The story revolves around a simple farmer Sarman (Hritik Roshan) who has extraordinary strength and is a born leader. That much is made clear in the first 15 minutes of the film. He lives away from the city of Mohenjo Daro but dreams of traveling there. He is able to convince his uncle to send him there for trade purposes and it is here that he meets Chaani (Pooja Hegde). He falls in love with her and wants to spend the rest of his life with her. Chaani, however, is destined to marry Moonja (Arunoday Singh), the son of Maham (Kabir Bedi) who happens to be the king of Mohenjo Daro.
As the story progresses, Sarman learns that he is the son of Surjan, the previous head of Mohenjo Daro who was betrayed and executed by Maham when he tried to foil his plans of blocking the Sindhu river by building a dam and excavating gold from the river’s bed. Maham is not Sarman’s only challenge. He must now find a way to save the town as an imminent flood approaches the city that threatens everything that Sarman has come to love dearly. What happens next forms the crux of the narrative. Will Sarman be able to save it all? Will he and Chaani be together? What will happen of Maham? These are some of the questions that drive the narrative of the film.
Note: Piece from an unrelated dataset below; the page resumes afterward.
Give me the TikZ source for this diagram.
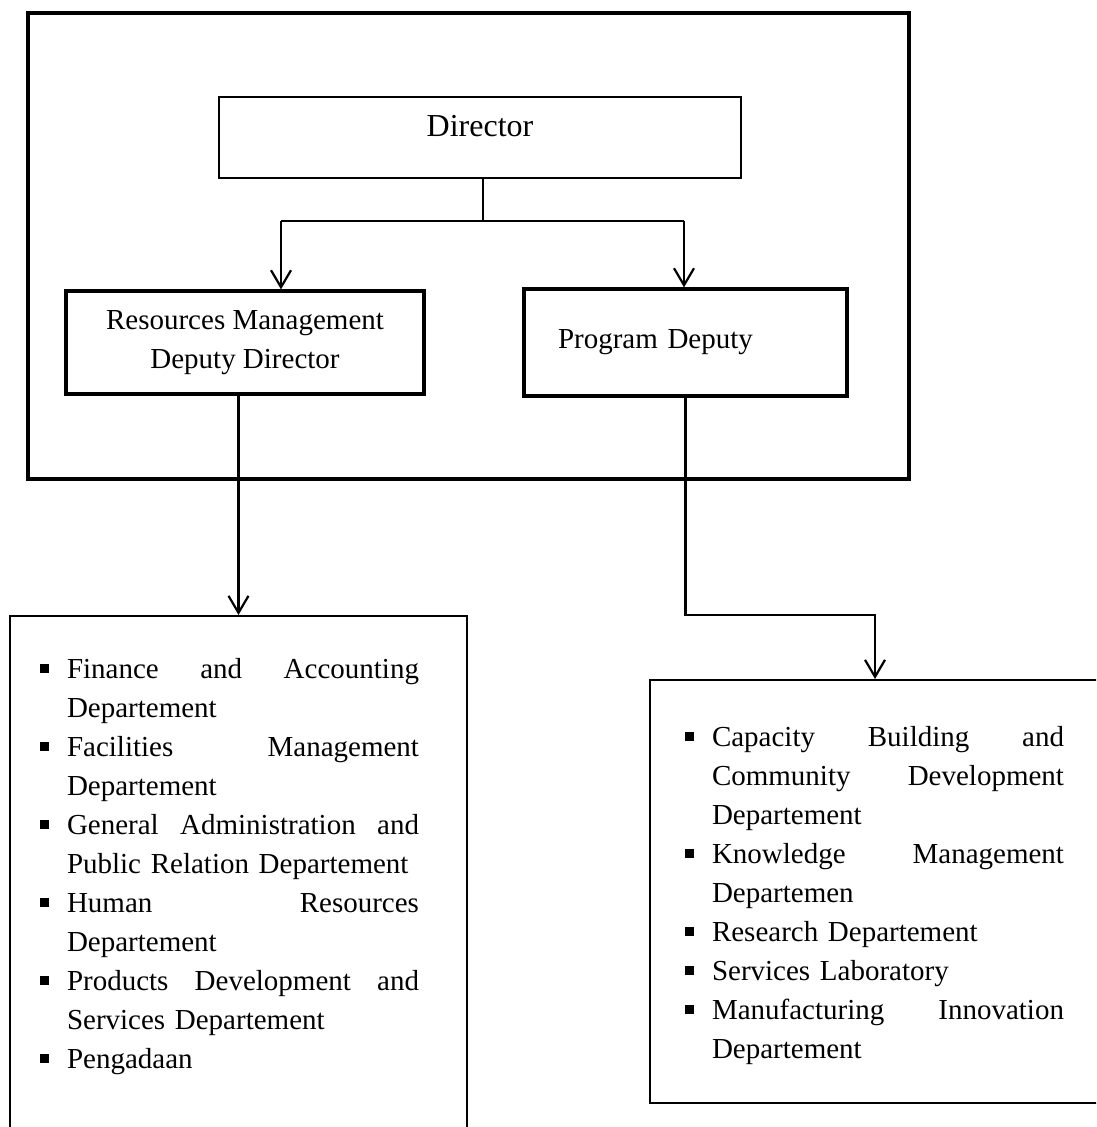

For all those of you who have seen the trailer, the plot is already known to you. They even show the finale of the climax in the trailer. The fact that the story is done to death and we can practically predict each and every scene right to its end doesn’t help the film’s cause. The action sequences are also extremely ordinary. The much-hyped crocodile sequence is the weakest and lamest of them all and that is practically the first scene of the film. It sets the tone for the rest of the film and that I mean in a bad way. The Gladiator- esque action sequence with Sarman fighting two huge adversaries is something that we have seen better off and frankly speaking, a bit too much off before. We know exactly what will happen in the end and that too because of the trailers. Thus that’s another sequence that goes unnoticed and quite obviously un- appreciated.
The CGI of the film toggles between being good and plain bad. While some of the song and dance sequences are captured with flair, the overhead shots and most of the long takes and destruction showed using CGI looks utterly fake. I am no expert on the Mohenjo Daro architecture but the buildings and some shots of the city do look the part. There has been widespread criticism of the muddled historic correctness of the film and I will not dwell on it much as I am no expert but the costumes and the feel of the film do feel very contemporary at times and thus hits its novelty. Pooja Hegde’s wardrobe is the best example to prove this point. Also, the “smooch” proves to be too much to fathom.
Coming to the performances, Hritik leads from the front and he is great. He is the only thing watchable about this film. It’s his act that holds the whole film together and doesn’t let it crumble altogether. If it hadn’t been for him, this might have just been an unwatchable film. Pooja Hedge suffers from a lack of acting range. She really suffers in the dramatic sequences involving her wish to be with Sarman and the fact that she will be married off to Moonja. She is also exposed in the dramatic sequence where her father dies. Her character is also constantly in the shadow of Hritik’s character and that doesn’t help her cause.Kabir Bedi is an able bad guy. He has done these sort of roles before and he does well to make an impact. But his character is so one-dimensional and poorly written that he cannot do much to save the film. Arunoday Singh is barely there. The rest of the cast can be left unmentioned.
Overall, Mohenjo Daro is a huge disappointment. It is painfully slow, tedious and boring. The flair in the last 20 minutes and another 10 minutes of action right after the interval cannot save a film that is almost 3 hours long. Too many songs, too much of unnecessary mush and practically no challenge for the protagonist liquidates the film more than the giant flood in the climax. If you are going in to watch this film then brace yourself to be bored to sleep.